Érase una vez un chico fracasado que conoce a una chica rica y atractiva, se enamoran, rompen y se reconcilian. Pasado un tiempo se casan y tienen hijos, ejerciendo cada uno el oficio que más le gusta, viviendo felices y comiendo perdices. Esta es la base sobre la que Working Title Films construye Wimbledon: el amor está en juego, un film cuya ñoñería y capacidad de irritar al espectador-pagador supera todos los niveles de la productora británica conocida por títulos como Bridget Jones: Sobreviviré o Love Actually (esta última quizá tenía más azúcar que la que nos toca, pero su construcción en historias más o menos paralelas le otorgaba algo más de complejidad).
En las películas de la compañía de Eric Fellner no existen los malos: todos los personajes (si es que se pueden llamar de alguna manera) gozan de una suerte extraordinaria, muchos son graciosos, la mayoría muy guapos/as y, lo más importante, siempre que realizan una acción la hacen pensando en el espectador, decidido (al parecer) a ver una sucesión de secuencias cuyo mayor fundamento es ganar o perder un partido de tenis (aunque damos por supuesto que nunca perderán) o un beso bajo el brillo de un cometa en una playa iluminada por la luz de la luna.

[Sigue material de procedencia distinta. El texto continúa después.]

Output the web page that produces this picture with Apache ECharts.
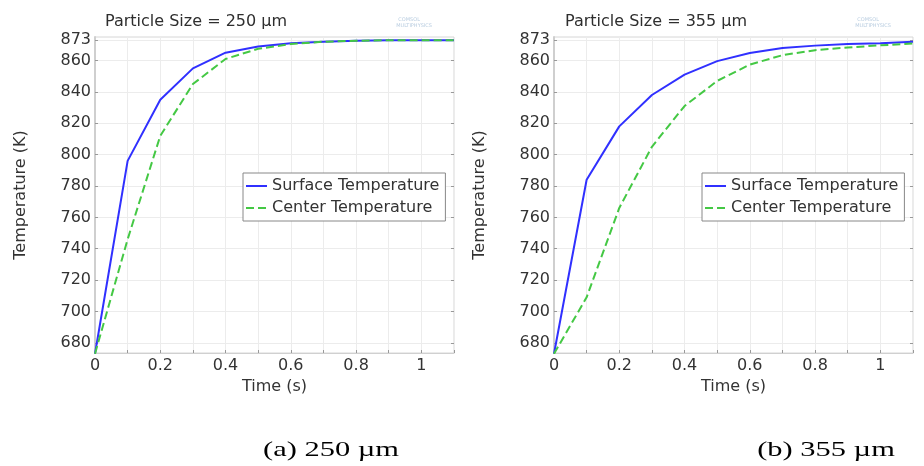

Así, los personajes secundarios -que en principio se observan con capacidad suficiente para amargar la relación de los dos enamorados- se obcecan en no hacer nada, y el ascetismo de la historia pasa a ser un vacío total, permanente y aburrido. Vamos, que un niño de cinco años le podría haber dado más chicha al guión. Y puede que hasta convertir los noventa minutos en cinco, relatando punto por punto la misma historia.
Ah, por cierto, los protagonistas son tenistas y se conocen en el Grand Slam inglés que da nombre al film, el mayor problema al que se enfrentan es a un polvo antes de un partido y no, no es recomendable pagar seis euros para salir con cara atropellada.
Por suerte, la cosa se olvida fácilmente.